→ **WHAT THE TASK REQUIRES**:
Reproduce the lines of the material exactly, excluding every image.

→ **SUPPLIED DATA**:

▬▬▬

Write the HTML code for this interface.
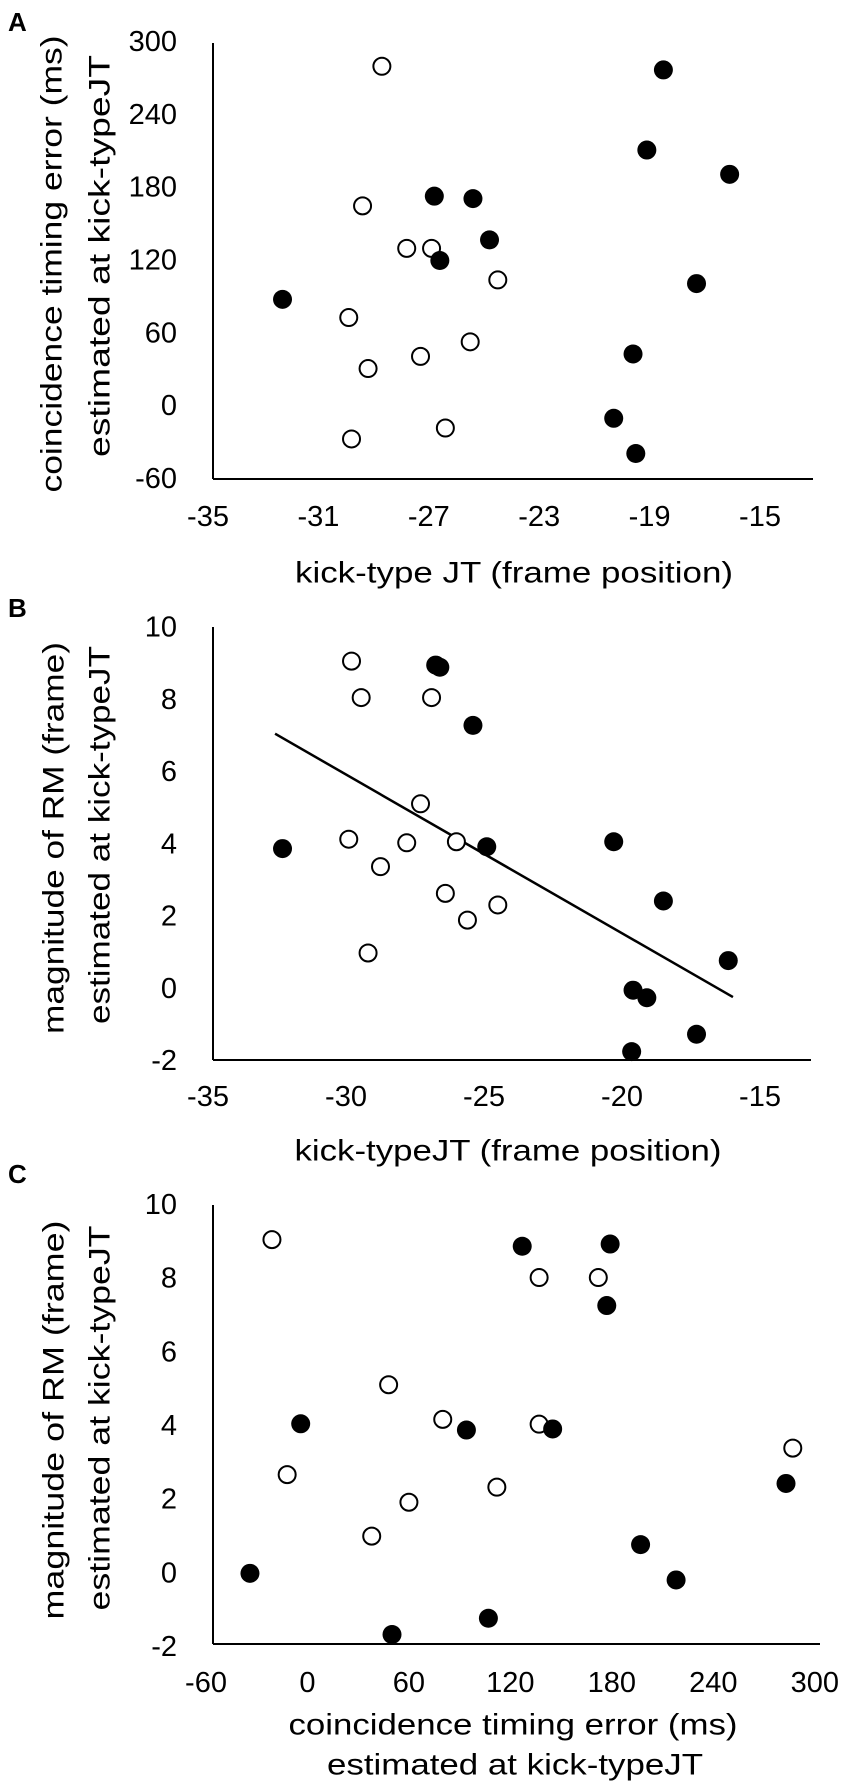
<!DOCTYPE html>
<html><head><meta charset="utf-8"><style>
html,body{margin:0;padding:0;background:#fff;}
svg{display:block;font-family:"Liberation Sans",Arial,sans-serif;}
</style></head><body>
<svg id="fig" width="851" height="1785" viewBox="0 0 851 1785">
<text x="8" y="31" font-size="26" font-weight="bold">A</text>
<text x="8" y="617" font-size="26" font-weight="bold">B</text>
<text x="8" y="1183" font-size="26" font-weight="bold">C</text>
</svg>
<script>
// Panel A data
const aOpenX = [-28.7,-29.4,-27.8,-26.9,-24.5,-29.9,-25.5,-27.3,-29.2,-29.8,-26.4];
const aOpenY = [280,165,130,130,104,73,53,41,31,-27,-18];
const aFillX = [-18.5,-19.1,-16.1,-26.8,-25.4,-24.8,-26.6,-32.3,-17.3,-19.6,-20.3,-19.5];
const aFillY = [277,211,191,173,171,137,120,88,101,43,-10,-39];
const aTicksX = [-35,-31,-27,-23,-19,-15];
const aTicksY = [-60,0,60,120,180,240,300];
// Panel B data
const bOpenX = [-29.8,-29.45,-26.9,-27.3,-29.9,-27.8,-26.0,-28.75,-26.4,-24.5,-25.6,-29.2];
const bOpenY = [9.07,8.06,8.06,5.12,4.14,4.04,4.07,3.38,2.64,2.32,1.90,0.99];
const bFillX = [-26.75,-26.6,-25.4,-32.3,-24.9,-20.3,-18.5,-16.15,-19.6,-19.1,-17.3,-19.65];
const bFillY = [8.96,8.9,7.29,3.88,3.93,4.07,2.43,0.78,-0.04,-0.25,-1.26,-1.74];
const bTrendX = [-32.57,-15.98];
const bTrendY = [7.06,-0.23];
const bTicksX = [-35,-30,-25,-20,-15];
const bTicksY = [-2,0,2,4,6,8,10];
// Panel C data
const cOpenX = [-21,137,172,48,80,137,287,-12,112,60,38];
const cOpenY = [9.06,8.03,8.03,5.12,4.18,4.05,3.40,2.68,2.34,1.93,1.01];
const cFillX = [127,179,177,-4,94,145,283,197,218,-34,107,50];
const cFillY = [8.88,8.94,7.27,4.06,3.89,3.92,2.44,0.78,-0.18,0.0,-1.22,-1.66];
const cTicksX = [-60,0,60,120,180,240,300];
const cTicksY = [-2,0,2,4,6,8,10];

const NS = 'http://www.w3.org/2000/svg';
const svg = document.getElementById('fig');
function mk(tag, attrs, parent){
  const e = document.createElementNS(NS, tag);
  for (const k in attrs) e.setAttribute(k, attrs[k]);
  (parent||svg).appendChild(e);
  return e;
}
function panel(p){
  const g = mk('g', {});
  
  
  const sx = v => p.x0 + (v - p.xmin) * p.xs;
  const sy = v => p.y0 - (v - p.ymin) * p.ys;
  const ya = mk('line', {x1:p.axX, y1:p.axTop, x2:p.axX, y2:p.axY, stroke:'#000','stroke-width':2}, g);
  
  
  const xa = mk('line', {x1:p.axX, y1:p.axY, x2:p.axRight, y2:p.axY, stroke:'#000','stroke-width':2}, g);
  
  
  p.ticksX.forEach(v => {
    const t = mk('text', {x:sx(v), y:p.xLabelY, 'font-size':29, 'text-anchor':'middle', 'dominant-baseline':'central'}, g);
    t.textContent = v;
    
    
  });
  p.ticksY.forEach(v => {
    const t = mk('text', {x:177, y:sy(v), 'font-size':29, 'text-anchor':'end', 'dominant-baseline':'central'}, g);
    t.textContent = v;
    
    
  });
  if (p.trendX){
    const l = mk('line', {x1:sx(p.trendX[0]), y1:sy(p.trendY[0]), x2:sx(p.trendX[1]), y2:sy(p.trendY[1]), stroke:'#000','stroke-width':2.5}, g);
    
    
  }
  p.openX.forEach((v,i) => {
    const c = mk('circle', {cx:sx(v), cy:sy(p.openY[i]), r:8.5, fill:'#fff', stroke:'#000','stroke-width':2}, g);
    
    
  });
  p.fillX.forEach((v,i) => {
    const c = mk('circle', {cx:sx(v), cy:sy(p.fillY[i]), r:9.5, fill:'#000'}, g);
    
    
  });
  p.xTitle.forEach((s,i) => {
    const t = mk('text', {x:p.xTitleX[i], y:p.xTitleY[i], 'font-size':30, 'text-anchor':'middle', 'dominant-baseline':'central', textLength:p.xTitleL[i], lengthAdjust:'spacingAndGlyphs'}, g);
    t.textContent = s;
    
    
  });
  p.yTitle.forEach((s,i) => {
    const cx = p.yTitleX[i], cy = p.yTitleY[i];
    const t = mk('text', {x:cx, y:cy, 'font-size':30, 'text-anchor':'middle', 'dominant-baseline':'central', textLength:p.yTitleL[i], lengthAdjust:'spacingAndGlyphs', transform:'rotate(-90 '+cx+' '+cy+')'}, g);
    t.textContent = s;
    
    
  });
}
panel({name:'panel-a', xmin:-35, x0:208, xs:27.6, ymin:-60, y0:479, ys:437/360,
  axX:213, axTop:43, axY:479, axRight:813, xLabelY:517,
  ticksX:aTicksX, ticksY:aTicksY, openX:aOpenX, openY:aOpenY, fillX:aFillX, fillY:aFillY,
  xTitle:['kick-type JT (frame position)'], xTitleX:[514], xTitleY:[573], xTitleL:[438],
  yTitle:['coincidence timing error (ms)','estimated at kick-typeJT'], yTitleX:[52,100], yTitleY:[264,256], yTitleL:[457,402]});
panel({name:'panel-b', xmin:-35, x0:208, xs:27.6, ymin:-2, y0:1061, ys:433.5/12,
  axX:213, axTop:627, axY:1060, axRight:811, xLabelY:1097,
  ticksX:bTicksX, ticksY:bTicksY, openX:bOpenX, openY:bOpenY, fillX:bFillX, fillY:bFillY,
  trendX:bTrendX, trendY:bTrendY,
  xTitle:['kick-typeJT (frame position)'], xTitleX:[508], xTitleY:[1151], xTitleL:[427],
  yTitle:['magnitude of RM (frame)','estimated at kick-typeJT'], yTitleX:[54,100], yTitleY:[838,835], yTitleL:[392,378]});
panel({name:'panel-c', xmin:-60, x0:206, xs:1.691, ymin:-2, y0:1647, ys:442/12,
  axX:213, axTop:1205, axY:1644, axRight:820, xLabelY:1683,
  ticksX:cTicksX, ticksY:cTicksY, openX:cOpenX, openY:cOpenY, fillX:cFillX, fillY:cFillY,
  xTitle:['coincidence timing error (ms)','estimated at kick-typeJT'], xTitleX:[513,515], xTitleY:[1725,1765], xTitleL:[449,376],
  yTitle:['magnitude of RM (frame)','estimated at kick-typeJT'], yTitleX:[54,100], yTitleY:[1420,1418], yTitleL:[399,385]});
</script>
</body></html>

▬▬▬

→ **FULL ANSWER**:
Write the HTML code for this interface.
<!DOCTYPE html>
<html><head><meta charset="utf-8"><style>
html,body{margin:0;padding:0;background:#fff;}
svg{display:block;font-family:"Liberation Sans",Arial,sans-serif;}
</style></head><body>
<svg id="fig" width="851" height="1785" viewBox="0 0 851 1785">
<text x="8" y="31" font-size="26" font-weight="bold">A</text>
<text x="8" y="617" font-size="26" font-weight="bold">B</text>
<text x="8" y="1183" font-size="26" font-weight="bold">C</text>
</svg>
<script>
// Panel A data
const aOpenX = [-28.7,-29.4,-27.8,-26.9,-24.5,-29.9,-25.5,-27.3,-29.2,-29.8,-26.4];
const aOpenY = [280,165,130,130,104,73,53,41,31,-27,-18];
const aFillX = [-18.5,-19.1,-16.1,-26.8,-25.4,-24.8,-26.6,-32.3,-17.3,-19.6,-20.3,-19.5];
const aFillY = [277,211,191,173,171,137,120,88,101,43,-10,-39];
const aTicksX = [-35,-31,-27,-23,-19,-15];
const aTicksY = [-60,0,60,120,180,240,300];
// Panel B data
const bOpenX = [-29.8,-29.45,-26.9,-27.3,-29.9,-27.8,-26.0,-28.75,-26.4,-24.5,-25.6,-29.2];
const bOpenY = [9.07,8.06,8.06,5.12,4.14,4.04,4.07,3.38,2.64,2.32,1.90,0.99];
const bFillX = [-26.75,-26.6,-25.4,-32.3,-24.9,-20.3,-18.5,-16.15,-19.6,-19.1,-17.3,-19.65];
const bFillY = [8.96,8.9,7.29,3.88,3.93,4.07,2.43,0.78,-0.04,-0.25,-1.26,-1.74];
const bTrendX = [-32.57,-15.98];
const bTrendY = [7.06,-0.23];
const bTicksX = [-35,-30,-25,-20,-15];
const bTicksY = [-2,0,2,4,6,8,10];
// Panel C data
const cOpenX = [-21,137,172,48,80,137,287,-12,112,60,38];
const cOpenY = [9.06,8.03,8.03,5.12,4.18,4.05,3.40,2.68,2.34,1.93,1.01];
const cFillX = [127,179,177,-4,94,145,283,197,218,-34,107,50];
const cFillY = [8.88,8.94,7.27,4.06,3.89,3.92,2.44,0.78,-0.18,0.0,-1.22,-1.66];
const cTicksX = [-60,0,60,120,180,240,300];
const cTicksY = [-2,0,2,4,6,8,10];

const NS = 'http://www.w3.org/2000/svg';
const svg = document.getElementById('fig');
function mk(tag, attrs, parent){
  const e = document.createElementNS(NS, tag);
  for (const k in attrs) e.setAttribute(k, attrs[k]);
  (parent||svg).appendChild(e);
  return e;
}
function panel(p){
  const g = mk('g', {});
  
  
  const sx = v => p.x0 + (v - p.xmin) * p.xs;
  const sy = v => p.y0 - (v - p.ymin) * p.ys;
  const ya = mk('line', {x1:p.axX, y1:p.axTop, x2:p.axX, y2:p.axY, stroke:'#000','stroke-width':2}, g);
  
  
  const xa = mk('line', {x1:p.axX, y1:p.axY, x2:p.axRight, y2:p.axY, stroke:'#000','stroke-width':2}, g);
  
  
  p.ticksX.forEach(v => {
    const t = mk('text', {x:sx(v), y:p.xLabelY, 'font-size':29, 'text-anchor':'middle', 'dominant-baseline':'central'}, g);
    t.textContent = v;
    
    
  });
  p.ticksY.forEach(v => {
    const t = mk('text', {x:177, y:sy(v), 'font-size':29, 'text-anchor':'end', 'dominant-baseline':'central'}, g);
    t.textContent = v;
    
    
  });
  if (p.trendX){
    const l = mk('line', {x1:sx(p.trendX[0]), y1:sy(p.trendY[0]), x2:sx(p.trendX[1]), y2:sy(p.trendY[1]), stroke:'#000','stroke-width':2.5}, g);
    
    
  }
  p.openX.forEach((v,i) => {
    const c = mk('circle', {cx:sx(v), cy:sy(p.openY[i]), r:8.5, fill:'#fff', stroke:'#000','stroke-width':2}, g);
    
    
  });
  p.fillX.forEach((v,i) => {
    const c = mk('circle', {cx:sx(v), cy:sy(p.fillY[i]), r:9.5, fill:'#000'}, g);
    
    
  });
  p.xTitle.forEach((s,i) => {
    const t = mk('text', {x:p.xTitleX[i], y:p.xTitleY[i], 'font-size':30, 'text-anchor':'middle', 'dominant-baseline':'central', textLength:p.xTitleL[i], lengthAdjust:'spacingAndGlyphs'}, g);
    t.textContent = s;
    
    
  });
  p.yTitle.forEach((s,i) => {
    const cx = p.yTitleX[i], cy = p.yTitleY[i];
    const t = mk('text', {x:cx, y:cy, 'font-size':30, 'text-anchor':'middle', 'dominant-baseline':'central', textLength:p.yTitleL[i], lengthAdjust:'spacingAndGlyphs', transform:'rotate(-90 '+cx+' '+cy+')'}, g);
    t.textContent = s;
    
    
  });
}
panel({name:'panel-a', xmin:-35, x0:208, xs:27.6, ymin:-60, y0:479, ys:437/360,
  axX:213, axTop:43, axY:479, axRight:813, xLabelY:517,
  ticksX:aTicksX, ticksY:aTicksY, openX:aOpenX, openY:aOpenY, fillX:aFillX, fillY:aFillY,
  xTitle:['kick-type JT (frame position)'], xTitleX:[514], xTitleY:[573], xTitleL:[438],
  yTitle:['coincidence timing error (ms)','estimated at kick-typeJT'], yTitleX:[52,100], yTitleY:[264,256], yTitleL:[457,402]});
panel({name:'panel-b', xmin:-35, x0:208, xs:27.6, ymin:-2, y0:1061, ys:433.5/12,
  axX:213, axTop:627, axY:1060, axRight:811, xLabelY:1097,
  ticksX:bTicksX, ticksY:bTicksY, openX:bOpenX, openY:bOpenY, fillX:bFillX, fillY:bFillY,
  trendX:bTrendX, trendY:bTrendY,
  xTitle:['kick-typeJT (frame position)'], xTitleX:[508], xTitleY:[1151], xTitleL:[427],
  yTitle:['magnitude of RM (frame)','estimated at kick-typeJT'], yTitleX:[54,100], yTitleY:[838,835], yTitleL:[392,378]});
panel({name:'panel-c', xmin:-60, x0:206, xs:1.691, ymin:-2, y0:1647, ys:442/12,
  axX:213, axTop:1205, axY:1644, axRight:820, xLabelY:1683,
  ticksX:cTicksX, ticksY:cTicksY, openX:cOpenX, openY:cOpenY, fillX:cFillX, fillY:cFillY,
  xTitle:['coincidence timing error (ms)','estimated at kick-typeJT'], xTitleX:[513,515], xTitleY:[1725,1765], xTitleL:[449,376],
  yTitle:['magnitude of RM (frame)','estimated at kick-typeJT'], yTitleX:[54,100], yTitleY:[1420,1418], yTitleL:[399,385]});
</script>
</body></html>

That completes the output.